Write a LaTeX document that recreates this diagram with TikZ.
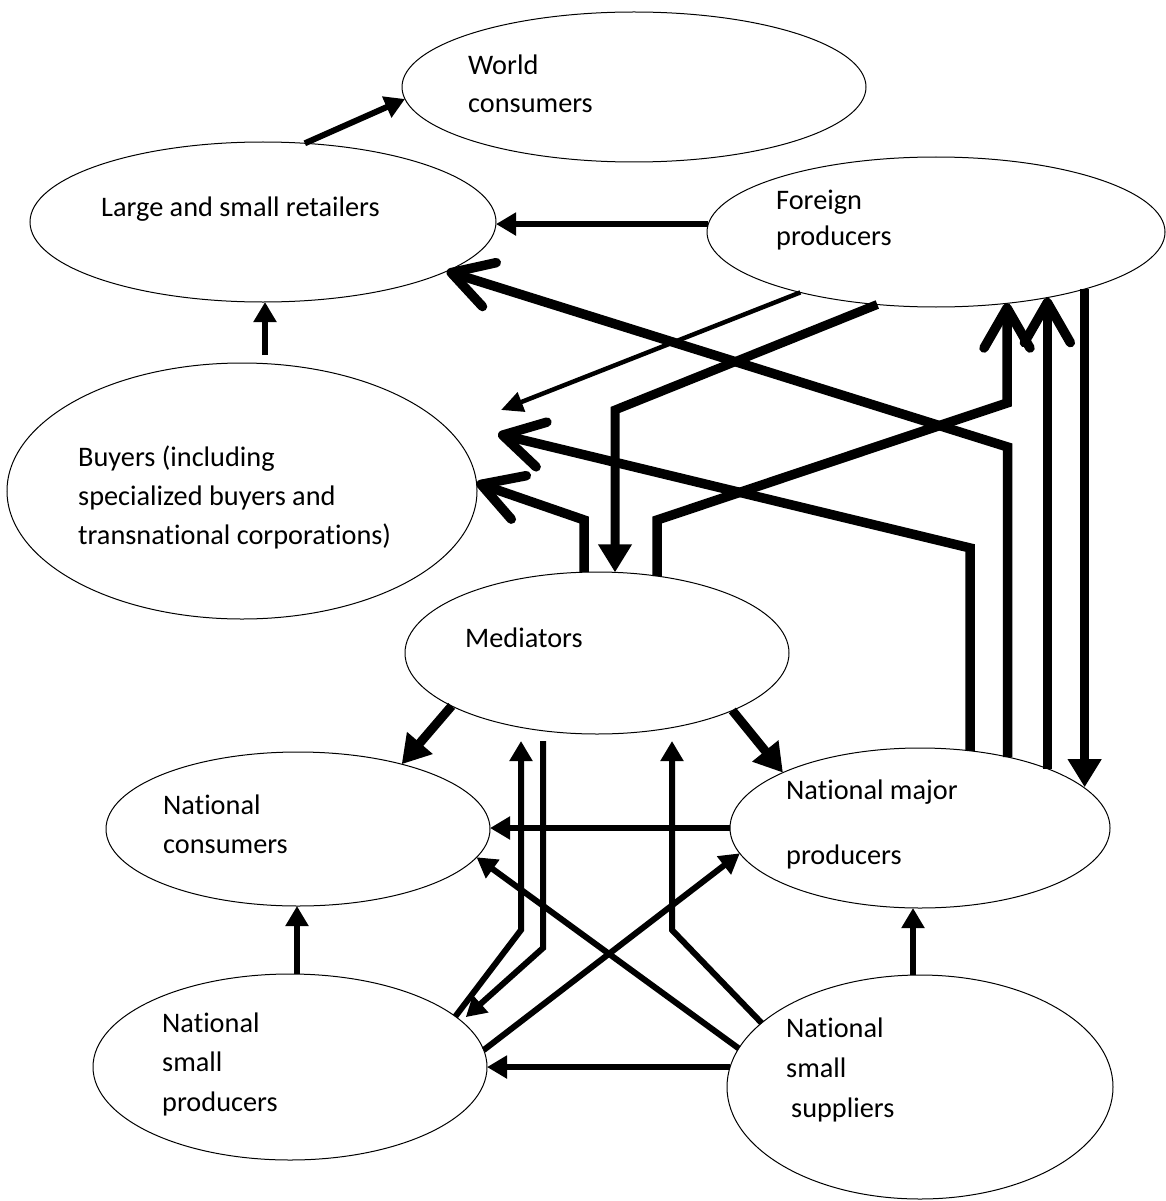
\documentclass[tikz,border=0pt]{standalone}
\usepackage{fontspec}
\setmainfont{Carlito}[Ligatures=NoCommon]
\usetikzlibrary{arrows.meta,shapes.geometric}

\begin{document}
\begin{tikzpicture}[x=1pt,y=-1pt,
  blob/.style={draw, fill=white, ellipse, line width=1pt, inner sep=0pt, outer sep=0pt},
  lbl/.style={anchor=base west, inner sep=0pt, font=\fontsize{28.3}{39}\selectfont},
  flow/.style={line width=6pt, -{Triangle[length=20pt,width=22pt]}},
  heavy/.style={line width=9pt, -{Triangle[length=28pt,width=32pt]}},
  barb/.style={line width=9.5pt, -{Straight Barb[length=40pt,width=46pt,round]}},
  fine/.style={line width=4.5pt, -{Triangle[length=22pt,width=20pt]}},
]
\useasboundingbox (0,0) rectangle (1165,1201);

% actors
\node[blob, minimum width=464pt, minimum height=150pt] (wc)  at (634,87)   {};
\node[blob, minimum width=466pt, minimum height=160pt] (ret) at (263,222)  {};
\node[blob, minimum width=458pt, minimum height=150pt] (fp)  at (936,232)  {};
\node[blob, minimum width=470pt, minimum height=256pt] (buy) at (242,491)  {};
\node[blob, minimum width=384pt, minimum height=162pt] (med) at (597,653)  {};
\node[blob, minimum width=384pt, minimum height=154pt] (nc)  at (298,829)  {};
\node[blob, minimum width=380pt, minimum height=160pt] (nmp) at (920,828)  {};
\node[blob, minimum width=394pt, minimum height=186pt] (nsp) at (290,1067) {};
\node[blob, minimum width=386pt, minimum height=224pt] (nss) at (920,1087) {};

% free ends and the level just below the mediators
\coordinate (bu) at (501,410);
\coordinate (bt) at (498,434);
\coordinate (ml) at ([yshift=-7pt]med.south);

% upper part
\draw[flow] (ret.62) -- (wc.183);
\draw[flow] (fp.178.7) -- (fp.178.7 -| ret.east);
\draw[flow] ([xshift=23pt,yshift=8pt]buy.north) -- ([xshift=2pt]ret.south);
\draw[fine] (fp.-156.1) -- (bu);
\draw[heavy] (fp.-129.1) -- (615,410) -- (615,0 |- med.77.4);
\draw[barb] (med.99.8) -- (med.99.8 |- 0,520) -- (buy.2);
\draw[barb] (med.52) -- (med.52 |- 0,520) -- (1007,403) -- (1007,0 |- fp.-45.1);
\draw[barb] (nmp.57.6) -- (nmp.57.6 |- 0,548) -- (bt);
\draw[barb] (nmp.39.3) -- (nmp.39.3 |- 0,447) -- (ret.-15.5);
\draw[barb] (nmp.25.7) -- (nmp.25.7 |- fp.-31.2);
\draw[heavy] (fp.-21.6) -- (fp.-21.6 |- nmp.14.5);

% lower part
\draw[heavy] (med.-160.9) -- (nc.32.3);
\draw[heavy] (med.-23.8) -- (nmp.158);
\draw[flow] (nmp.west) -- (nmp.west -| nc.east);
\draw[flow] (nsp.17.4) -- (521,930) -- (521,0 |- ml);
\draw[flow, shorten >=6pt] (543,0 |- ml) -- (543,948) -- (nsp.15);
\draw[flow] (nss.158.5) -- (672,930) -- (672,0 |- ml);
\draw[flow] (nsp.5) -- (nmp.-172);
\draw[flow] (nss.168.7) -- (nc.-9.8);
\draw[flow] (nss.174.1) -- (nss.174.1 -| nsp.east);
\draw[flow] ([xshift=7pt]nsp.north) -- ([xshift=-1pt]nc.south);
\draw[flow] ([xshift=-7pt]nss.north) -- ([xshift=-7pt]nmp.south);

% labels
\node[lbl] (wcA)  at (468,75)   {World};
\node[lbl] (wcB)  at (468,113)  {consumers};
\node[lbl] (retA) at (101,216)  {Large and small retailers};
\node[lbl] (fpA)  at (776,209)  {Foreign};
\node[lbl] (fpB)  at (776,245)  {producers};
\node[lbl] (buyA) at (78,466)   {Buyers (including};
\node[lbl] (buyB) at (78,505)   {specialized buyers and};
\node[lbl] (buyC) at (78,544)   {transnational corporations)};
\node[lbl] (medA) at (465,647)  {Mediators};
\node[lbl] (ncA)  at (163,814)  {National};
\node[lbl] (ncB)  at (163,853)  {consumers};
\node[lbl] (nmpA) at (786,799)  {National major};
\node[lbl] (nmpB) at (786,864)  {producers};
\node[lbl] (nspA) at (162,1032) {National};
\node[lbl] (nspB) at (162,1071) {small};
\node[lbl] (nspC) at (162,1111) {producers};
\node[lbl] (nssA) at (786,1037) {National};
\node[lbl] (nssB) at (786,1077) {small};
\node[lbl] (nssC) at (791,1117) {suppliers};
\end{tikzpicture}
\end{document}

**What needs to be done**
All of the material above is to be copied exactly, except for its images.

**Exercise response**
Write a LaTeX document that recreates this diagram with TikZ.
\documentclass[tikz,border=0pt]{standalone}
\usepackage{fontspec}
\setmainfont{Carlito}[Ligatures=NoCommon]
\usetikzlibrary{arrows.meta,shapes.geometric}

\begin{document}
\begin{tikzpicture}[x=1pt,y=-1pt,
  blob/.style={draw, fill=white, ellipse, line width=1pt, inner sep=0pt, outer sep=0pt},
  lbl/.style={anchor=base west, inner sep=0pt, font=\fontsize{28.3}{39}\selectfont},
  flow/.style={line width=6pt, -{Triangle[length=20pt,width=22pt]}},
  heavy/.style={line width=9pt, -{Triangle[length=28pt,width=32pt]}},
  barb/.style={line width=9.5pt, -{Straight Barb[length=40pt,width=46pt,round]}},
  fine/.style={line width=4.5pt, -{Triangle[length=22pt,width=20pt]}},
]
\useasboundingbox (0,0) rectangle (1165,1201);

% actors
\node[blob, minimum width=464pt, minimum height=150pt] (wc)  at (634,87)   {};
\node[blob, minimum width=466pt, minimum height=160pt] (ret) at (263,222)  {};
\node[blob, minimum width=458pt, minimum height=150pt] (fp)  at (936,232)  {};
\node[blob, minimum width=470pt, minimum height=256pt] (buy) at (242,491)  {};
\node[blob, minimum width=384pt, minimum height=162pt] (med) at (597,653)  {};
\node[blob, minimum width=384pt, minimum height=154pt] (nc)  at (298,829)  {};
\node[blob, minimum width=380pt, minimum height=160pt] (nmp) at (920,828)  {};
\node[blob, minimum width=394pt, minimum height=186pt] (nsp) at (290,1067) {};
\node[blob, minimum width=386pt, minimum height=224pt] (nss) at (920,1087) {};

% free ends and the level just below the mediators
\coordinate (bu) at (501,410);
\coordinate (bt) at (498,434);
\coordinate (ml) at ([yshift=-7pt]med.south);

% upper part
\draw[flow] (ret.62) -- (wc.183);
\draw[flow] (fp.178.7) -- (fp.178.7 -| ret.east);
\draw[flow] ([xshift=23pt,yshift=8pt]buy.north) -- ([xshift=2pt]ret.south);
\draw[fine] (fp.-156.1) -- (bu);
\draw[heavy] (fp.-129.1) -- (615,410) -- (615,0 |- med.77.4);
\draw[barb] (med.99.8) -- (med.99.8 |- 0,520) -- (buy.2);
\draw[barb] (med.52) -- (med.52 |- 0,520) -- (1007,403) -- (1007,0 |- fp.-45.1);
\draw[barb] (nmp.57.6) -- (nmp.57.6 |- 0,548) -- (bt);
\draw[barb] (nmp.39.3) -- (nmp.39.3 |- 0,447) -- (ret.-15.5);
\draw[barb] (nmp.25.7) -- (nmp.25.7 |- fp.-31.2);
\draw[heavy] (fp.-21.6) -- (fp.-21.6 |- nmp.14.5);

% lower part
\draw[heavy] (med.-160.9) -- (nc.32.3);
\draw[heavy] (med.-23.8) -- (nmp.158);
\draw[flow] (nmp.west) -- (nmp.west -| nc.east);
\draw[flow] (nsp.17.4) -- (521,930) -- (521,0 |- ml);
\draw[flow, shorten >=6pt] (543,0 |- ml) -- (543,948) -- (nsp.15);
\draw[flow] (nss.158.5) -- (672,930) -- (672,0 |- ml);
\draw[flow] (nsp.5) -- (nmp.-172);
\draw[flow] (nss.168.7) -- (nc.-9.8);
\draw[flow] (nss.174.1) -- (nss.174.1 -| nsp.east);
\draw[flow] ([xshift=7pt]nsp.north) -- ([xshift=-1pt]nc.south);
\draw[flow] ([xshift=-7pt]nss.north) -- ([xshift=-7pt]nmp.south);

% labels
\node[lbl] (wcA)  at (468,75)   {World};
\node[lbl] (wcB)  at (468,113)  {consumers};
\node[lbl] (retA) at (101,216)  {Large and small retailers};
\node[lbl] (fpA)  at (776,209)  {Foreign};
\node[lbl] (fpB)  at (776,245)  {producers};
\node[lbl] (buyA) at (78,466)   {Buyers (including};
\node[lbl] (buyB) at (78,505)   {specialized buyers and};
\node[lbl] (buyC) at (78,544)   {transnational corporations)};
\node[lbl] (medA) at (465,647)  {Mediators};
\node[lbl] (ncA)  at (163,814)  {National};
\node[lbl] (ncB)  at (163,853)  {consumers};
\node[lbl] (nmpA) at (786,799)  {National major};
\node[lbl] (nmpB) at (786,864)  {producers};
\node[lbl] (nspA) at (162,1032) {National};
\node[lbl] (nspB) at (162,1071) {small};
\node[lbl] (nspC) at (162,1111) {producers};
\node[lbl] (nssA) at (786,1037) {National};
\node[lbl] (nssB) at (786,1077) {small};
\node[lbl] (nssC) at (791,1117) {suppliers};
\end{tikzpicture}
\end{document}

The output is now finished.